It’s close to midnight, and I am sitting with one of the senior students of Kokikai Aikido. We’ve been talking about all sorts of aspects of aikido training and the evolution of technique over time. As we continue to talk, I mention that one of the things I have a hard time with is that there always seems to be another level of proficiency; that a technique I could have sworn I had down one week is not working nearly so well the next. He looks at me, and responds: "You know why that is? It’s because you always suck at aikido."
The words are a jolt. You always suck at aikido? This is NOT what I signed on for. You start a martial art to become an expert at it, don’t you? To be told that you will never be good at it seems…disheartening at best.

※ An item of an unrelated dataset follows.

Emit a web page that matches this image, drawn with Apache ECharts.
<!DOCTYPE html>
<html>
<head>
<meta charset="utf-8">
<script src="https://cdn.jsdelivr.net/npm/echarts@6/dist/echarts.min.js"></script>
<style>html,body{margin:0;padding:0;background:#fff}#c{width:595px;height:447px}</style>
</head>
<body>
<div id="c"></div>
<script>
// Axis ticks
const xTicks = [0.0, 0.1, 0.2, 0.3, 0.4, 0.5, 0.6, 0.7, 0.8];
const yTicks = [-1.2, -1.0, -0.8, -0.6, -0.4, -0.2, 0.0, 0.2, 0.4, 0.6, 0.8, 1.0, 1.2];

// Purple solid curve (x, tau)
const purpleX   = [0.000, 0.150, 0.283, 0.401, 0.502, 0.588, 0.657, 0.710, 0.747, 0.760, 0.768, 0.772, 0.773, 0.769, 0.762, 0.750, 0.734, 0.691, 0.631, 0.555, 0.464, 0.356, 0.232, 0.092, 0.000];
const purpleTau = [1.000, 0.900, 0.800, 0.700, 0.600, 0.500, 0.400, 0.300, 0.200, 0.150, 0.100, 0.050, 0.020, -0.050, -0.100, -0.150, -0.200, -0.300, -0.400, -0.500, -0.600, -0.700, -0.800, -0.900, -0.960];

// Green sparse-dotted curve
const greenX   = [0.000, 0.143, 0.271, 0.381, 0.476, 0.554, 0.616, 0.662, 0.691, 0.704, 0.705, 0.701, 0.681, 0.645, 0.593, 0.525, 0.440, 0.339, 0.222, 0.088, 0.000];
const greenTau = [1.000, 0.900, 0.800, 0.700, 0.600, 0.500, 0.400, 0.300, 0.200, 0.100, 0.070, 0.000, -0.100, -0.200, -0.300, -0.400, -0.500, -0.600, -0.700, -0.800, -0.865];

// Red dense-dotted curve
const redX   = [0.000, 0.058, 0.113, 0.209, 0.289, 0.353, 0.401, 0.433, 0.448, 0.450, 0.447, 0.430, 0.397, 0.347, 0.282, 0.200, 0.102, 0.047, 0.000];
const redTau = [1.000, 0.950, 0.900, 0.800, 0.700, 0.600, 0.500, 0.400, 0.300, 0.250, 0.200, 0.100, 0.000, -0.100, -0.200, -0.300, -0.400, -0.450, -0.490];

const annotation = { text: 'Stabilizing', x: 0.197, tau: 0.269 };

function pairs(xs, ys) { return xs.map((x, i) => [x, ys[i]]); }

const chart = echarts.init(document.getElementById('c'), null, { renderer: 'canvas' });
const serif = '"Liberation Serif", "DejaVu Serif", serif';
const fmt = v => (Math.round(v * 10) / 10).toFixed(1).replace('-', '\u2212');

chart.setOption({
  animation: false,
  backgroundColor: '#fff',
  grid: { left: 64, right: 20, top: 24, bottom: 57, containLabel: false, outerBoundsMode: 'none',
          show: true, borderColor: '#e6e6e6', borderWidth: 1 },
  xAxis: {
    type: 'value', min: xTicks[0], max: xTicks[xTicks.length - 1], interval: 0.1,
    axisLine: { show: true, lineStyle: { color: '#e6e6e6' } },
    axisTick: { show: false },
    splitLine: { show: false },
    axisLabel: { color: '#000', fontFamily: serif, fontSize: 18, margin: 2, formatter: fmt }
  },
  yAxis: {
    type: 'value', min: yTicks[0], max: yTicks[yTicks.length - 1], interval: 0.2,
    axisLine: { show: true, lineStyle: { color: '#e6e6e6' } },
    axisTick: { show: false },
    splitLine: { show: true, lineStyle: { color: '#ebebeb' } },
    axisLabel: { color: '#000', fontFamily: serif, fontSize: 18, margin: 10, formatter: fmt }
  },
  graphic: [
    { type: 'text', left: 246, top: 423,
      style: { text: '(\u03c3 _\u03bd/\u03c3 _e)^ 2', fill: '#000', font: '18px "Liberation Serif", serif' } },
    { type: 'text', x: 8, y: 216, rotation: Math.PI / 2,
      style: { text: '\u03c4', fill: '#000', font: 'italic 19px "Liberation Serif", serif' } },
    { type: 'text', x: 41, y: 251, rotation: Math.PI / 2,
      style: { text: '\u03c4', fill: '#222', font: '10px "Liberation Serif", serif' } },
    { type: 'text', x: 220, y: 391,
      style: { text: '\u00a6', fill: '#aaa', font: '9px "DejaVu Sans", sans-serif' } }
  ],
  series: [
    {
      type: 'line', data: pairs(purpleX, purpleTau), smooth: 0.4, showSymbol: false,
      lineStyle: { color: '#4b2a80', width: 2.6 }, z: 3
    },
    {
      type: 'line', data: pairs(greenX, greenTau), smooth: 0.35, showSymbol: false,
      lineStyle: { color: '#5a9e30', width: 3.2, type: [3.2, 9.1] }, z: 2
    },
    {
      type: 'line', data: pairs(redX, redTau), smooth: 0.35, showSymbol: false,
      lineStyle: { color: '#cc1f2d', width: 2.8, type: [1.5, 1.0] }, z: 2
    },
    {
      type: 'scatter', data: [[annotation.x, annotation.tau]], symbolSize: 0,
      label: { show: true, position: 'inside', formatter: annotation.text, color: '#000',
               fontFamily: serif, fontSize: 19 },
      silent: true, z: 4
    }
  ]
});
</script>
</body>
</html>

The explanation that I was given, however, made sense. The art of aikido is one of constant refinement. In Kokikai Aikido especially, we are taught to continually analyze our techniques and strategies. As we refine our movements, we internally raise the bar of what we expect out of ourselves. Essentially, once we understand how to move better, faster, and more efficiently, we won’t accept anything on the mat that falls short of our new level. The problem, of course, is that it takes time and practice to make this new level the norm of your practice. So it is not uncommon for you to struggle with a technique–it’s not that you can’t do it, it’s that you can’t do it at which you want to do it.

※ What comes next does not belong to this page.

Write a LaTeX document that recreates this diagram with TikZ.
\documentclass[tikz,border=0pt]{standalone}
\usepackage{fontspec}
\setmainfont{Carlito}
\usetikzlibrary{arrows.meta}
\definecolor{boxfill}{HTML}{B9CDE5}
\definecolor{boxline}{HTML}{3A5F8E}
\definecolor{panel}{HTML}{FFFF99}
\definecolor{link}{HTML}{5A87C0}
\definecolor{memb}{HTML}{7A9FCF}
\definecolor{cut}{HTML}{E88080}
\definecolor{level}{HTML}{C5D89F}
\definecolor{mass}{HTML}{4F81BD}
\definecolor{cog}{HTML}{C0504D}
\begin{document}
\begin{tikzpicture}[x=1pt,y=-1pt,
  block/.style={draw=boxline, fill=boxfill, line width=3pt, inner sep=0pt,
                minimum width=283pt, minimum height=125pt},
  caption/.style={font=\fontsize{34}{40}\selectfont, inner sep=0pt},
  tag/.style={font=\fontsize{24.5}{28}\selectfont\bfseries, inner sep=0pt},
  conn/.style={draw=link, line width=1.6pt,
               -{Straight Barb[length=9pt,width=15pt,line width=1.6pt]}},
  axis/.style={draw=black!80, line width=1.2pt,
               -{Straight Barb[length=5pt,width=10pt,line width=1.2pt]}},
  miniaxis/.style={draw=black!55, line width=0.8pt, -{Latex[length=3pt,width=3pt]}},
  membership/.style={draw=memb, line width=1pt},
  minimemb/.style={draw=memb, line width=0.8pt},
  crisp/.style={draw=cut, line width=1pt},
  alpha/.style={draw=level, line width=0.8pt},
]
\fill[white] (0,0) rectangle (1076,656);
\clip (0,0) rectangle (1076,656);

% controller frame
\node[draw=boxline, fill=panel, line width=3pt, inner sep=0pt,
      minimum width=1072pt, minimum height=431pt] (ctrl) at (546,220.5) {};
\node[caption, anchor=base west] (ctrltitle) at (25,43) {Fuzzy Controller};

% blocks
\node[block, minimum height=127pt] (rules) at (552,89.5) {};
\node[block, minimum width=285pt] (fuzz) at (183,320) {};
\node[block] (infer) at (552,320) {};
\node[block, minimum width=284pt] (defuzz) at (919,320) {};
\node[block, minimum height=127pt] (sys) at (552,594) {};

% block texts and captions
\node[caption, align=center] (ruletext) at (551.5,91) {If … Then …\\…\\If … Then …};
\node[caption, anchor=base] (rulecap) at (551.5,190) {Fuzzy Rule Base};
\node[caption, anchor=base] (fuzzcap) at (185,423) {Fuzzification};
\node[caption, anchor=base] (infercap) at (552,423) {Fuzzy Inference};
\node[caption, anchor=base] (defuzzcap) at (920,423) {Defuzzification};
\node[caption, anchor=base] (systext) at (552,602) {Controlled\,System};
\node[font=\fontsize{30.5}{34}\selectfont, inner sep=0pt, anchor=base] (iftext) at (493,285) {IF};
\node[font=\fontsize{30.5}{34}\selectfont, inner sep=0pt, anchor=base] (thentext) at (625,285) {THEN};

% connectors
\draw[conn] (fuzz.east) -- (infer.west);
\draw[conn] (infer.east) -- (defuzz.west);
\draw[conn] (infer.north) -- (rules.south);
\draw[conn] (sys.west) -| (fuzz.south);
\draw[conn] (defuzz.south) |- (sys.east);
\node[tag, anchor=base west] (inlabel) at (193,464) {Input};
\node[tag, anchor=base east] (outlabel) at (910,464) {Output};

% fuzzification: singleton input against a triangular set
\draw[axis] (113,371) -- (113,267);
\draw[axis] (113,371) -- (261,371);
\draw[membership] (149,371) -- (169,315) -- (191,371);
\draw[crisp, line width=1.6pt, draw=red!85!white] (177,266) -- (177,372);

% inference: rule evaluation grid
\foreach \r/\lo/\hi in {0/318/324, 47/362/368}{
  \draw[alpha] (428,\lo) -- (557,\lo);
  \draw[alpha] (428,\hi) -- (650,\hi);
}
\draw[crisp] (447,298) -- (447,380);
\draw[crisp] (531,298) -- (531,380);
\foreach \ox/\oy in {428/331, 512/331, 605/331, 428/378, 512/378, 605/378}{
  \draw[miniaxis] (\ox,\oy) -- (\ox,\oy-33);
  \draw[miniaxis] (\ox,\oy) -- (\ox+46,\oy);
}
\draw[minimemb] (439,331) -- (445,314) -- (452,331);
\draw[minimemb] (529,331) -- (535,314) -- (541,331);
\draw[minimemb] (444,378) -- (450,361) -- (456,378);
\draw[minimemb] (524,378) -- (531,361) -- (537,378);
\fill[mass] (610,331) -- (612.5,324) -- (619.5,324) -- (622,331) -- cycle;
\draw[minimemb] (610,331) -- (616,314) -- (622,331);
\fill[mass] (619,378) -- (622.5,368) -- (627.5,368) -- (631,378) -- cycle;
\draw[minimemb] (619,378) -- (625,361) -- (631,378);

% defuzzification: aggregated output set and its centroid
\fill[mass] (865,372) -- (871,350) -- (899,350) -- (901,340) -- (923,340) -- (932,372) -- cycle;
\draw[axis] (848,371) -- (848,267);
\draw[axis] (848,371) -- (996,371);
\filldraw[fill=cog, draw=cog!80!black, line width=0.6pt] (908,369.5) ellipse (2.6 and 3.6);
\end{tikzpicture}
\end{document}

This cycle has been borne out many times in my own training. For example, when I first learned tsuki kotegaeshi (a response to a punch in which you rotate your opponent’s wrist out and away from them, resulting in their loss of balance), I was instructed to keep my opponent’s wrist low, and the rotation of that wrist as tight as possible. This resulted in a relatively effective technique, but it had two drawbacks: first, it really cranked on your opponent’s wrist; second, opponent’s with thick wrists were very hard to throw without injuring them. Over time, I learned that a more efficient way to do the technique was to keep your opponent’s arm close to their body and then extend it behind them. This modification stretched the uke out more, resulting in an increase in loss of balance and a decrease in the amount of torque on the wrist. An excellent and effective refinement, but it took a long time before I could make it work reliably. Yet, because I had spent so long studying the old way of applying the technique, I knew I could always fall back to it and make the old way work. But that wasn’t good enough. I wanted to do the technique in the newer, more efficient way. Over time, the new way eventually supplanted the old way, as I got better at understanding how to apply. And what happened next? The technique became more refined again–and the process started anew.
And this is what was meant by saying you always suck at aikido–you are always striving to hit the next level, and each time you improve, there’s yet another layer of refinement to implement. It certainly doesn’t meant that the techniques don’t work–it just means that we are never satisfied with our current capabilities. I have trained long enough that I know how to throw someone (in most cases–I won’t claim to be perfect), but that doesn’t mean that I’m satisfied with the level at which I execute the technique. Perhaps this is part of the attraction of aikido–it is an art in which you are in a continual state of refinement, yet it incorporates this cycle of improvement without sacrificing the effectiveness of its techniques.